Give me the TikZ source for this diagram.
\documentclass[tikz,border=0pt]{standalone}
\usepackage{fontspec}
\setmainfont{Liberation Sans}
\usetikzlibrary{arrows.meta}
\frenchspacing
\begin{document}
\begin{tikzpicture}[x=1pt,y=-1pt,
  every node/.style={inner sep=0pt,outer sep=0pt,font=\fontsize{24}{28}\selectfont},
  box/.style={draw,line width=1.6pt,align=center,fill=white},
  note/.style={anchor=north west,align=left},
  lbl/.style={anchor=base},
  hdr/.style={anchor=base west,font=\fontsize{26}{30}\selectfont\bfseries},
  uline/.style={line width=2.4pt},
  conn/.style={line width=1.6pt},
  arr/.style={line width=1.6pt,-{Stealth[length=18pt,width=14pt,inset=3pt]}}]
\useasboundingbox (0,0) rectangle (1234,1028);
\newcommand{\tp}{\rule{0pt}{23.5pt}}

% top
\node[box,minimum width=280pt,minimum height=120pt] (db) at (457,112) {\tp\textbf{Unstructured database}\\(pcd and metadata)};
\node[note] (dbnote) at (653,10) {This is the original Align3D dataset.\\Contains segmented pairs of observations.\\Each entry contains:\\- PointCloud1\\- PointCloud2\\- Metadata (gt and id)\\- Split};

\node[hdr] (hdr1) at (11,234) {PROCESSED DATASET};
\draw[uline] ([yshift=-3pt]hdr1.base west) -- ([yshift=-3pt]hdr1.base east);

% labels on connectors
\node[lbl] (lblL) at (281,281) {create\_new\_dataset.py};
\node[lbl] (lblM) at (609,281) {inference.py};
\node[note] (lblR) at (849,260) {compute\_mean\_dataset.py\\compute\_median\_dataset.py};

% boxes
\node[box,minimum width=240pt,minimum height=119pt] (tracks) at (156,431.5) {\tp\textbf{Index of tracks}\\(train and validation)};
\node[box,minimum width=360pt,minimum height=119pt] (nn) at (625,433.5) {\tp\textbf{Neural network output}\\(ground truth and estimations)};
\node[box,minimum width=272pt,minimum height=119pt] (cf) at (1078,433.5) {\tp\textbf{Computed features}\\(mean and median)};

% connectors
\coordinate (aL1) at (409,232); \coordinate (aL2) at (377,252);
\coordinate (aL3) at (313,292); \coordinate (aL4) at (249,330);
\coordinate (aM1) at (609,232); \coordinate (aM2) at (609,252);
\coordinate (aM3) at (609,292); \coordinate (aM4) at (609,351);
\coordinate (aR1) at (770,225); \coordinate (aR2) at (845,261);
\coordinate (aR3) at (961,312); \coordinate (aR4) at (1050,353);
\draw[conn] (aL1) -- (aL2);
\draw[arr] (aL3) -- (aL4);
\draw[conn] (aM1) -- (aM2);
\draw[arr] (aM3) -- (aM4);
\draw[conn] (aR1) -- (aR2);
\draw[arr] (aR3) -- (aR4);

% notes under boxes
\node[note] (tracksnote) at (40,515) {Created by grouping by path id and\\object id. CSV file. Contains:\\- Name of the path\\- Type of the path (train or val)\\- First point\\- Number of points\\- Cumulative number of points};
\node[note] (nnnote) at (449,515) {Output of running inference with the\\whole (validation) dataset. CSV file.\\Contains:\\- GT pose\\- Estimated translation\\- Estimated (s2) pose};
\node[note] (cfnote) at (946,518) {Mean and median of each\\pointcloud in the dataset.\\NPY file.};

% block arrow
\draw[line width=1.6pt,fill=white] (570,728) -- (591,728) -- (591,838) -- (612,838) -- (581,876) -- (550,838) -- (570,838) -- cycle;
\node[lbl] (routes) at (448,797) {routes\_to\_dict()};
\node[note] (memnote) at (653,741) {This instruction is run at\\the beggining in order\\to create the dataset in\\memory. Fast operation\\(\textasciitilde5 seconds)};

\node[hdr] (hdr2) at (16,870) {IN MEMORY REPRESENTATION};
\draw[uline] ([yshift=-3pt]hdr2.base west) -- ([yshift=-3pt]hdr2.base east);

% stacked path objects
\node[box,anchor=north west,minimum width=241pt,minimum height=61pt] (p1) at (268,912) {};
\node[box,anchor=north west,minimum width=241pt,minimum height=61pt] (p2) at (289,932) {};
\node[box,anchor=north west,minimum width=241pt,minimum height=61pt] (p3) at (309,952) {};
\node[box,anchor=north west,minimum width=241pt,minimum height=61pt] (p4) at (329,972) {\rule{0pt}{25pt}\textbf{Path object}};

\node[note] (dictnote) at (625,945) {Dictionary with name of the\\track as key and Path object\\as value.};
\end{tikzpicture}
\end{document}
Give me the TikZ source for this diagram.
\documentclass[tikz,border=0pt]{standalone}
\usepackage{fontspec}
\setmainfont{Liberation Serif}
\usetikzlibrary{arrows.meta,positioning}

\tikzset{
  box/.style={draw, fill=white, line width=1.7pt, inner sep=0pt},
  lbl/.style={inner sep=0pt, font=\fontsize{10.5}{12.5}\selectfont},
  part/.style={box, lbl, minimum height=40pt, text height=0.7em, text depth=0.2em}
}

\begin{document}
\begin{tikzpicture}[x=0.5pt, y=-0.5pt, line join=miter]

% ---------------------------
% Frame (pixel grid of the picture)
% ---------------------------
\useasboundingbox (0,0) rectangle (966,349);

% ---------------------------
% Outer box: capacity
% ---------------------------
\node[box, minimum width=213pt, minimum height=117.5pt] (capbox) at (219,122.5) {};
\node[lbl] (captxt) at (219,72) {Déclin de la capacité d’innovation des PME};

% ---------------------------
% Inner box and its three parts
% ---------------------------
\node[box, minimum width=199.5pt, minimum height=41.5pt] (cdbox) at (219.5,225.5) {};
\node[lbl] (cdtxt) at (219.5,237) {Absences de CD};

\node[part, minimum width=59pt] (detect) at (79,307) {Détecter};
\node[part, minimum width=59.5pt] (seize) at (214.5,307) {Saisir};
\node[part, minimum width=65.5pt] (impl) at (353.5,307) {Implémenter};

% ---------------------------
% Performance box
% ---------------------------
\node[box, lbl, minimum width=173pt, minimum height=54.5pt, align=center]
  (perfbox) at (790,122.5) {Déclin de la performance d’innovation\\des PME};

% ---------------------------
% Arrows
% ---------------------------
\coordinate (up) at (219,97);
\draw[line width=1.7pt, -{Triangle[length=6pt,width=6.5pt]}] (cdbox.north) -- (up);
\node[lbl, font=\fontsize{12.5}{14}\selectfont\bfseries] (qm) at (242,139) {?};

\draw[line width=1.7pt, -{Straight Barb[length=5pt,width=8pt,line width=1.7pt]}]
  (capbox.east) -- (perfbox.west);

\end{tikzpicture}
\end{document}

_TASK DETAILS_
Print only the lines that run from the start of the listing to the line bearing "width=272pt,minimum height=119pt] (cf)"; please keep the first line and that last one, exactly as they appear.

_RESULT OF THE EXERCISE_
Give me the TikZ source for this diagram.
\documentclass[tikz,border=0pt]{standalone}
\usepackage{fontspec}
\setmainfont{Liberation Sans}
\usetikzlibrary{arrows.meta}
\frenchspacing
\begin{document}
\begin{tikzpicture}[x=1pt,y=-1pt,
  every node/.style={inner sep=0pt,outer sep=0pt,font=\fontsize{24}{28}\selectfont},
  box/.style={draw,line width=1.6pt,align=center,fill=white},
  note/.style={anchor=north west,align=left},
  lbl/.style={anchor=base},
  hdr/.style={anchor=base west,font=\fontsize{26}{30}\selectfont\bfseries},
  uline/.style={line width=2.4pt},
  conn/.style={line width=1.6pt},
  arr/.style={line width=1.6pt,-{Stealth[length=18pt,width=14pt,inset=3pt]}}]
\useasboundingbox (0,0) rectangle (1234,1028);
\newcommand{\tp}{\rule{0pt}{23.5pt}}

% top
\node[box,minimum width=280pt,minimum height=120pt] (db) at (457,112) {\tp\textbf{Unstructured database}\\(pcd and metadata)};
\node[note] (dbnote) at (653,10) {This is the original Align3D dataset.\\Contains segmented pairs of observations.\\Each entry contains:\\- PointCloud1\\- PointCloud2\\- Metadata (gt and id)\\- Split};

\node[hdr] (hdr1) at (11,234) {PROCESSED DATASET};
\draw[uline] ([yshift=-3pt]hdr1.base west) -- ([yshift=-3pt]hdr1.base east);

% labels on connectors
\node[lbl] (lblL) at (281,281) {create\_new\_dataset.py};
\node[lbl] (lblM) at (609,281) {inference.py};
\node[note] (lblR) at (849,260) {compute\_mean\_dataset.py\\compute\_median\_dataset.py};

% boxes
\node[box,minimum width=240pt,minimum height=119pt] (tracks) at (156,431.5) {\tp\textbf{Index of tracks}\\(train and validation)};
\node[box,minimum width=360pt,minimum height=119pt] (nn) at (625,433.5) {\tp\textbf{Neural network output}\\(ground truth and estimations)};
\node[box,minimum width=272pt,minimum height=119pt] (cf) at (1078,433.5) {\tp\textbf{Computed features}\\(mean and median)};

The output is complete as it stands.